1) let's say in class: I used to dress smartly to class (kemeja with jeans and sneakers) tak pernah sehari pun pakai tshirt even if dah terlambat 30mins. But then now, look at me. like a sloppy joe, sangat selekeh. the contradict is my friends semua datang kelas neatly macam diorang boleh lagi take sweet time utk choose baju, match with their shoes. Have a sip of coffee and cycle to class but still managed to get on time. Kalau kelas pagi tu, memang tak sempat breakfast. Stop by at 7E bought instant coffee dgn roti then rushed to class even I'm driving. What's the problem?

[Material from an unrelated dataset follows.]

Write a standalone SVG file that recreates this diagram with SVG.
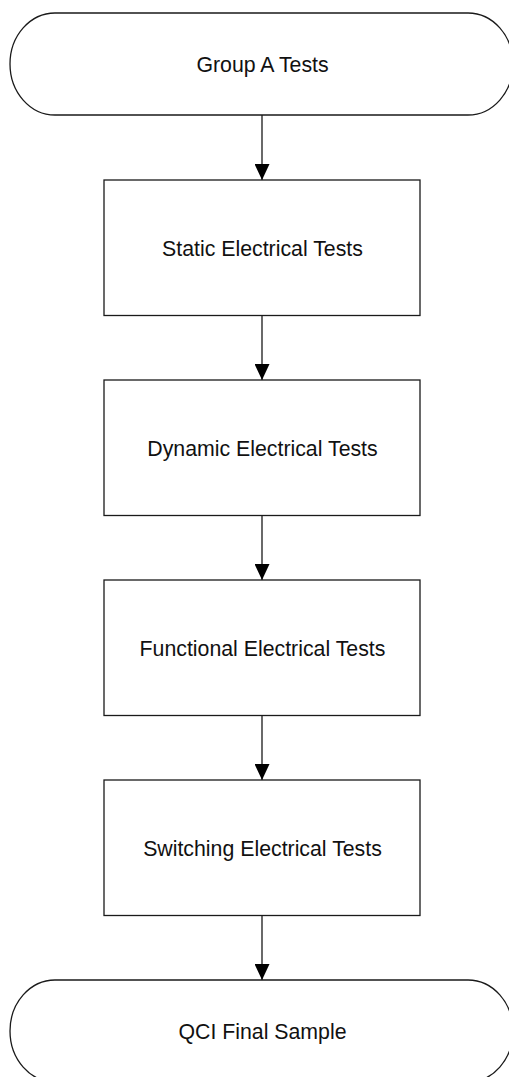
<svg xmlns="http://www.w3.org/2000/svg" width="509" height="1077" viewBox="0 0 509 1077">
<style>
.shape{fill:#ffffff;stroke:#1a1a1a;stroke-width:1.3}
.lbl{font-family:"Liberation Sans",Arial,sans-serif;font-size:21.3px;fill:#111111;text-anchor:middle}
.conn{stroke:#1a1a1a;stroke-width:1.3;fill:none;marker-end:url(#arrow)}
</style>
<defs>
<marker id="arrow" markerUnits="userSpaceOnUse" markerWidth="16" markerHeight="15" refX="16" refY="7.5" orient="auto" viewBox="0 0 16 15">
<path d="M0,0 L16,7.5 L0,15 Z" fill="#000000"/>
</marker>
</defs>
<rect width="509" height="1077" fill="#ffffff"/>
<g id="connectors">
<line class="conn" x1="262" y1="115" x2="262" y2="180"/>
<line class="conn" x1="262" y1="315.5" x2="262" y2="380"/>
<line class="conn" x1="262" y1="515.5" x2="262" y2="580"/>
<line class="conn" x1="262" y1="715.5" x2="262" y2="780"/>
<line class="conn" x1="262" y1="915.5" x2="262" y2="980"/>
</g>
<g id="start">
<rect class="shape" x="10" y="13" width="503" height="102" rx="45" ry="51"/>
<text class="lbl" x="262.5" y="72">Group A Tests</text>
</g>
<g id="static">
<rect class="shape" x="104" y="180" width="316" height="135.5"/>
<text class="lbl" x="262.5" y="255.5">Static Electrical Tests</text>
</g>
<g id="dynamic">
<rect class="shape" x="104" y="380" width="316" height="135.5"/>
<text class="lbl" x="262.5" y="455.5">Dynamic Electrical Tests</text>
</g>
<g id="functional">
<rect class="shape" x="104" y="580" width="316" height="135.5"/>
<text class="lbl" x="262.5" y="655.5">Functional Electrical Tests</text>
</g>
<g id="switching">
<rect class="shape" x="104" y="780" width="316" height="135.5"/>
<text class="lbl" x="262.5" y="855.5">Switching Electrical Tests</text>
</g>
<g id="end">
<rect class="shape" x="10" y="980" width="503" height="102" rx="45" ry="51"/>
<text class="lbl" x="262.5" y="1039">QCI Final Sample</text>
</g>
</svg>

2) on weekends: All of my friends dengan hati riangnya post in intagram they went to watch movie, have lunch with friends, lepaking and chilling. For me, weekends dipenuhi dengan assignment macam bubur lambak. So i wonder, when did they do all the assignments? I will become grumpy old woman marah sini-sana sebab tension. But at the end, our marks is just same. why?

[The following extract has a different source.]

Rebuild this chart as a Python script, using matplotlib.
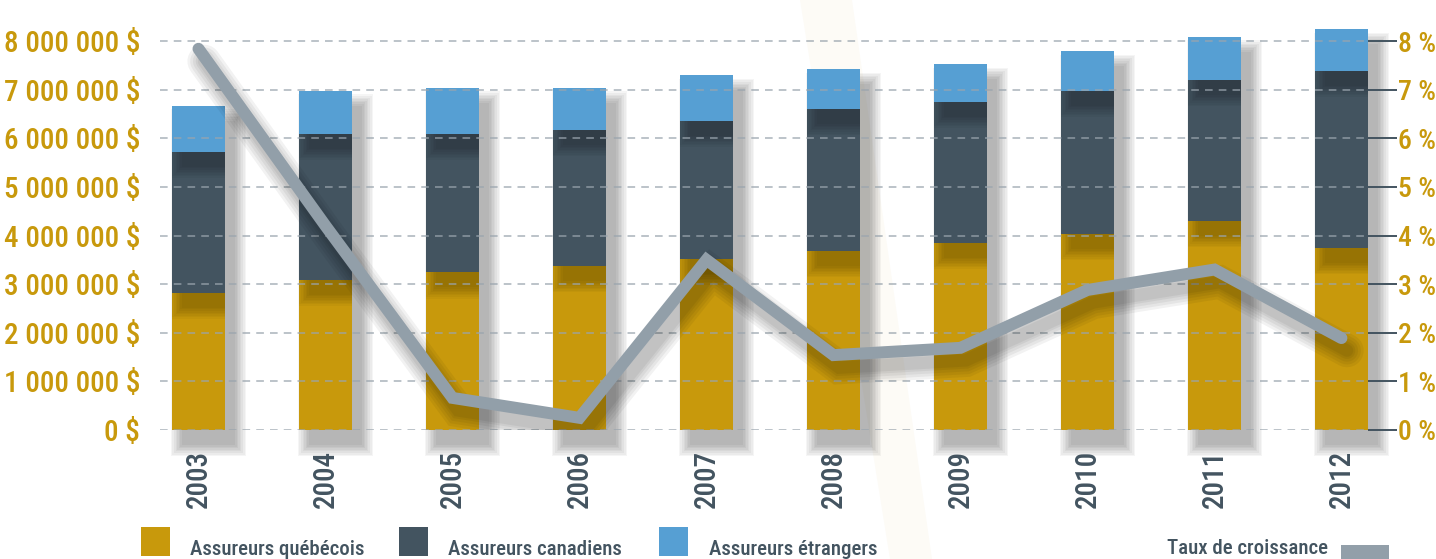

So i asked myself "what did i do wrong?" Then this part of ayat came out in my mind, "Manusia yang kufur, yang tidak meletakkan Dia sebagai nombor satu akan selalu berada dalam keadaan terumbang-ambing. Masa dirasakan berjalan dengan begitu pantas, harta yang bertimbun tidak tercukupkan dan segala kemewahan yang dikurniakan masih lagi berasa gelisah."

Yes this is the part that i did wrong in entire of my life. Chasing after dunia more than collecting pahala for akhirat. When you're in trouble what is the first word you would say? "Astagfirullah" or "shit"? When you're facing a tough time in your life what would you react? Be positive and accept it as a test from Him or just blaming everything because you screw it? Are you living as a real muslim or just hiding between those names that you inherit from your fathers? And lastly, when did you pray to Him? Apart from the solat wajib 5 waktu (yang masih ada loopholes sini-sana).

Apa lagi yang nak dikejarkan? Education is no longer a thing to be proud of if you didn't act like a real one. 21 years old being given a chance to live, do you use it to the fullest? If everyone is waiting for hidayah i guess sampai ke tua tak jumpa-jumpa lagi sebab we all think hidayah will come in a form of a sign from the sky. Silly! It can be even in a simple form for example, you walk passed mosque and you heard azan. Mungkin selama ini you dengar tapi tak pernah terusik hati tu. But then one day, terlintas untuk grab the tudung and perform solah. It just happen unconsciously, you pray to him even you don't know a single word in your prayer. Day by day you take class and read more books for a better understanding towards islam. That is what we called as a sign to return to the creature.

The problem is when? But i think maybe we can change to a better person slowly. Slowly but surely. Life is like a race but he who reached first is not a winner. Take time but make sure everyone reaches to the final.